● Your task:
Pictures stay out of the copy; set down each line of the listing below exactly.

● Data for this exercise:

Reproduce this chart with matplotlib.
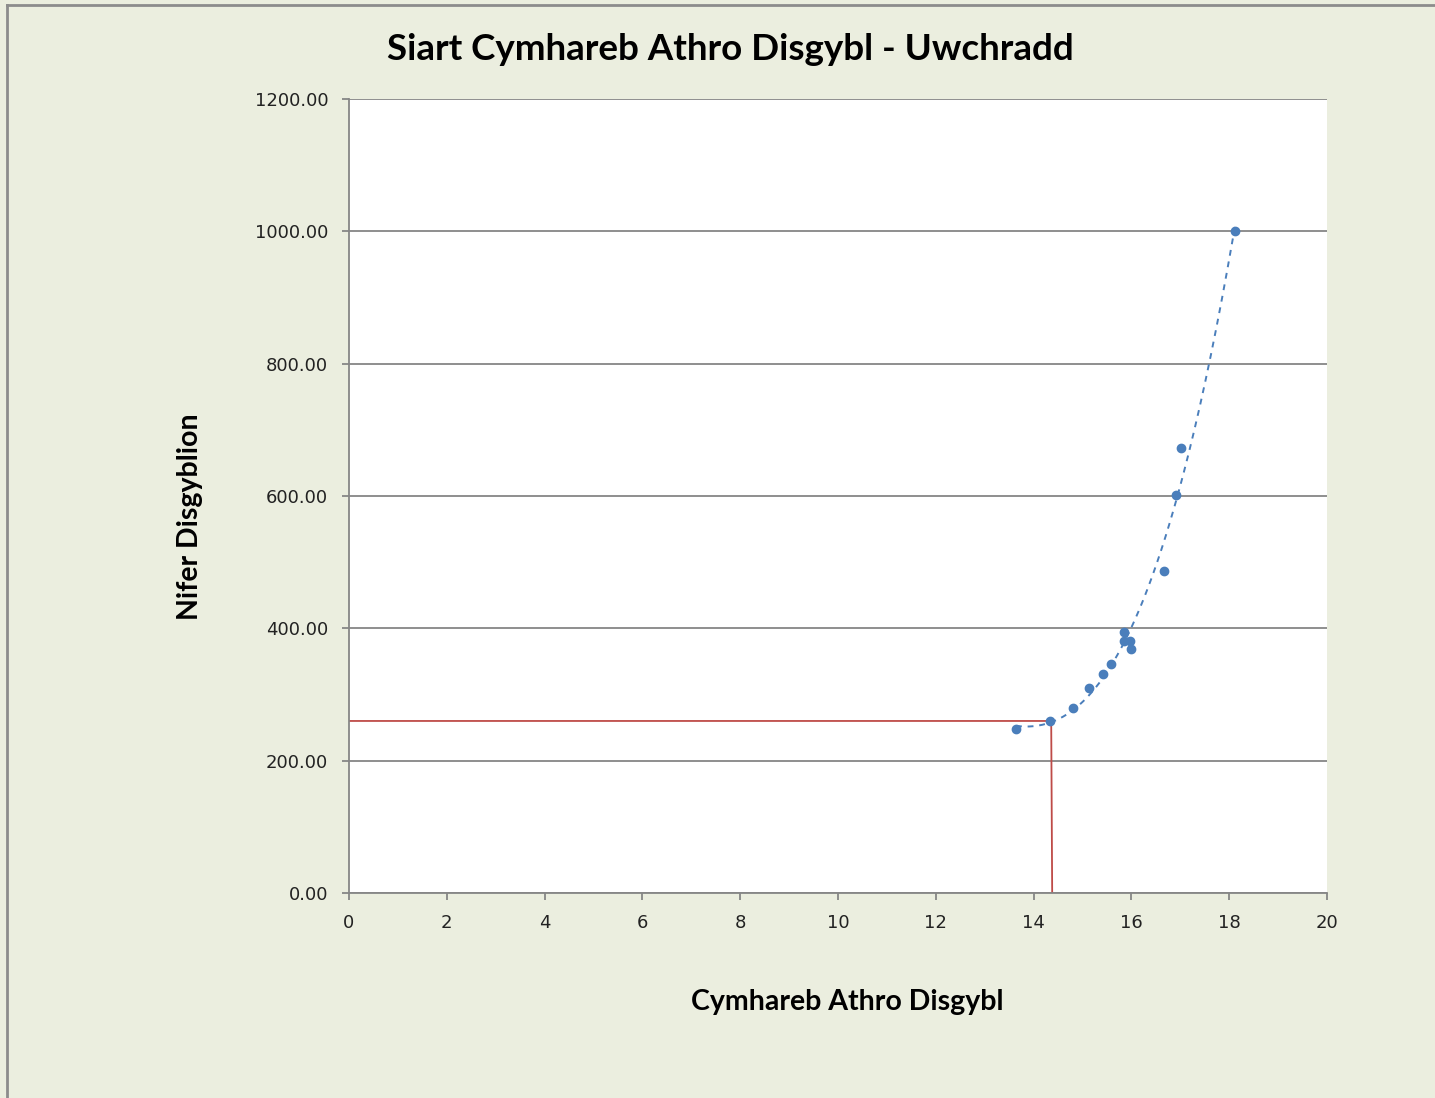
import matplotlib.pyplot as plt
import numpy as np
from matplotlib.lines import Line2D

# data
cymhareb = [13.64, 14.34, 14.81, 15.13, 15.42, 15.58, 15.85, 15.85, 15.97, 16.00, 16.67, 16.91, 17.01, 18.12]
disgyblion = [248, 260, 280, 310, 331, 346, 394, 381, 381, 369, 487, 601, 672, 1000]

# red guide line (reading at 260 pupils)
guide_x = [0, 14.36, 14.38]
guide_y = [260, 260, 0]

x_ticks = [0, 2, 4, 6, 8, 10, 12, 14, 16, 18, 20]
y_ticks = [0, 200, 400, 600, 800, 1000, 1200]

bg = "#EBEEDF"
grey = "#868686"
blue = "#4A7EBB"
red = "#BE4B48"

fig = plt.figure(figsize=(14.35, 10.98), dpi=100, facecolor=bg)

# outer chart border (left and top visible)
fig.add_artist(Line2D([7 / 1435, 7 / 1435], [0, 1 - 5 / 1098], transform=fig.transFigure, color="#8c8c8c", lw=2))
fig.add_artist(Line2D([7 / 1435, 1], [1 - 5 / 1098, 1 - 5 / 1098], transform=fig.transFigure, color="#8c8c8c", lw=2))

ax = fig.add_axes([349 / 1435, 1 - 893 / 1098, 978 / 1435, 794 / 1098])
ax.set_facecolor("white")

ax.set_xlim(0, 20)
ax.set_ylim(0, 1200)
ax.set_xticks(x_ticks)
ax.set_yticks(y_ticks)
ax.set_yticklabels(["%.2f" % v for v in y_ticks])

ax.grid(axis="y", color=grey, lw=1.3)
ax.set_axisbelow(True)
for s in ["top", "right"]:
    ax.spines[s].set_visible(False)
for s in ["left", "bottom"]:
    ax.spines[s].set_color(grey)
    ax.spines[s].set_linewidth(1.3)
ax.tick_params(colors=grey, labelcolor="#222222", labelsize=13, length=5, width=1.3)
ax.tick_params(axis="x", pad=10)
ax.tick_params(axis="y", pad=10)
for lab in ax.get_xticklabels() + ax.get_yticklabels():
    lab.set_fontfamily("DejaVu Sans")

# dashed trendline through the points
x = np.array(cymhareb)
y = np.array(disgyblion)
coef = np.polyfit(x, y, 3)
xs = np.linspace(x.min(), x.max(), 200)
ax.plot(xs, np.polyval(coef, xs), color=blue, ls=(0, (3, 3)), lw=1.4)

ax.plot(guide_x, guide_y, color=red, lw=1.3)
ax.plot(cymhareb, disgyblion, "o", color=blue, ms=6, zorder=5)

fig.text(730 / 1435, 1 - 50 / 1098, "Siart Cymhareb Athro Disgybl - Uwchradd",
         ha="center", va="center", fontsize=26.5, fontweight="bold", family="Lato")
fig.text(847 / 1435, 1 - 1002 / 1098, "Cymhareb Athro Disgybl",
         ha="center", va="center", fontsize=20.5, fontweight="bold", family="Lato")
fig.text(190 / 1435, 1 - 517 / 1098, "Nifer Disgyblion", rotation=90,
         ha="center", va="center", fontsize=20.5, fontweight="bold", family="Lato")

plt.savefig("out.png", dpi=100, facecolor=bg)
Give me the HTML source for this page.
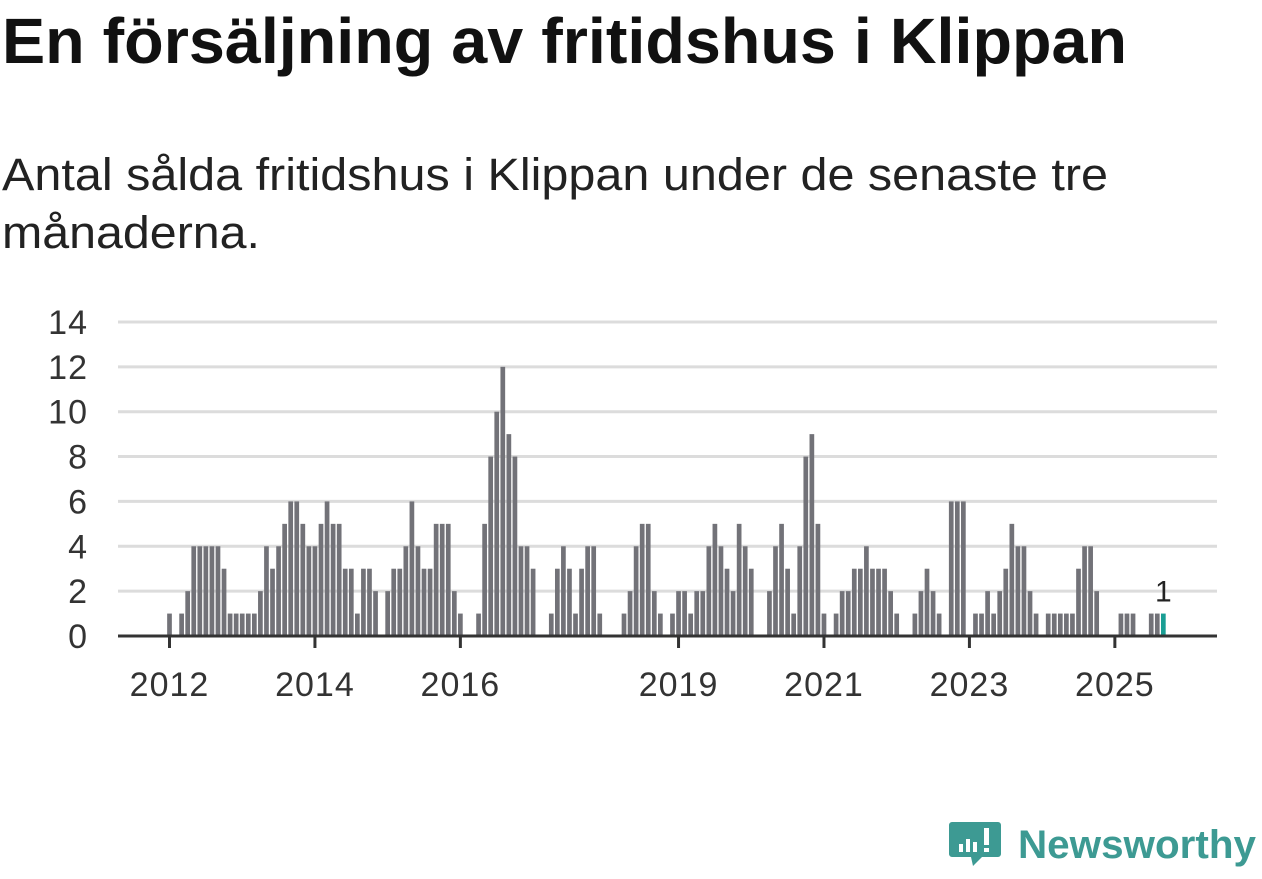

● Finished exercise:
Reproduce this chart with matplotlib.
import matplotlib.pyplot as plt
import numpy as np
from matplotlib.lines import Line2D

# data
cymhareb = [13.64, 14.34, 14.81, 15.13, 15.42, 15.58, 15.85, 15.85, 15.97, 16.00, 16.67, 16.91, 17.01, 18.12]
disgyblion = [248, 260, 280, 310, 331, 346, 394, 381, 381, 369, 487, 601, 672, 1000]

# red guide line (reading at 260 pupils)
guide_x = [0, 14.36, 14.38]
guide_y = [260, 260, 0]

x_ticks = [0, 2, 4, 6, 8, 10, 12, 14, 16, 18, 20]
y_ticks = [0, 200, 400, 600, 800, 1000, 1200]

bg = "#EBEEDF"
grey = "#868686"
blue = "#4A7EBB"
red = "#BE4B48"

fig = plt.figure(figsize=(14.35, 10.98), dpi=100, facecolor=bg)

# outer chart border (left and top visible)
fig.add_artist(Line2D([7 / 1435, 7 / 1435], [0, 1 - 5 / 1098], transform=fig.transFigure, color="#8c8c8c", lw=2))
fig.add_artist(Line2D([7 / 1435, 1], [1 - 5 / 1098, 1 - 5 / 1098], transform=fig.transFigure, color="#8c8c8c", lw=2))

ax = fig.add_axes([349 / 1435, 1 - 893 / 1098, 978 / 1435, 794 / 1098])
ax.set_facecolor("white")

ax.set_xlim(0, 20)
ax.set_ylim(0, 1200)
ax.set_xticks(x_ticks)
ax.set_yticks(y_ticks)
ax.set_yticklabels(["%.2f" % v for v in y_ticks])

ax.grid(axis="y", color=grey, lw=1.3)
ax.set_axisbelow(True)
for s in ["top", "right"]:
    ax.spines[s].set_visible(False)
for s in ["left", "bottom"]:
    ax.spines[s].set_color(grey)
    ax.spines[s].set_linewidth(1.3)
ax.tick_params(colors=grey, labelcolor="#222222", labelsize=13, length=5, width=1.3)
ax.tick_params(axis="x", pad=10)
ax.tick_params(axis="y", pad=10)
for lab in ax.get_xticklabels() + ax.get_yticklabels():
    lab.set_fontfamily("DejaVu Sans")

# dashed trendline through the points
x = np.array(cymhareb)
y = np.array(disgyblion)
coef = np.polyfit(x, y, 3)
xs = np.linspace(x.min(), x.max(), 200)
ax.plot(xs, np.polyval(coef, xs), color=blue, ls=(0, (3, 3)), lw=1.4)

ax.plot(guide_x, guide_y, color=red, lw=1.3)
ax.plot(cymhareb, disgyblion, "o", color=blue, ms=6, zorder=5)

fig.text(730 / 1435, 1 - 50 / 1098, "Siart Cymhareb Athro Disgybl - Uwchradd",
         ha="center", va="center", fontsize=26.5, fontweight="bold", family="Lato")
fig.text(847 / 1435, 1 - 1002 / 1098, "Cymhareb Athro Disgybl",
         ha="center", va="center", fontsize=20.5, fontweight="bold", family="Lato")
fig.text(190 / 1435, 1 - 517 / 1098, "Nifer Disgyblion", rotation=90,
         ha="center", va="center", fontsize=20.5, fontweight="bold", family="Lato")

plt.savefig("out.png", dpi=100, facecolor=bg)
Give me the HTML source for this page.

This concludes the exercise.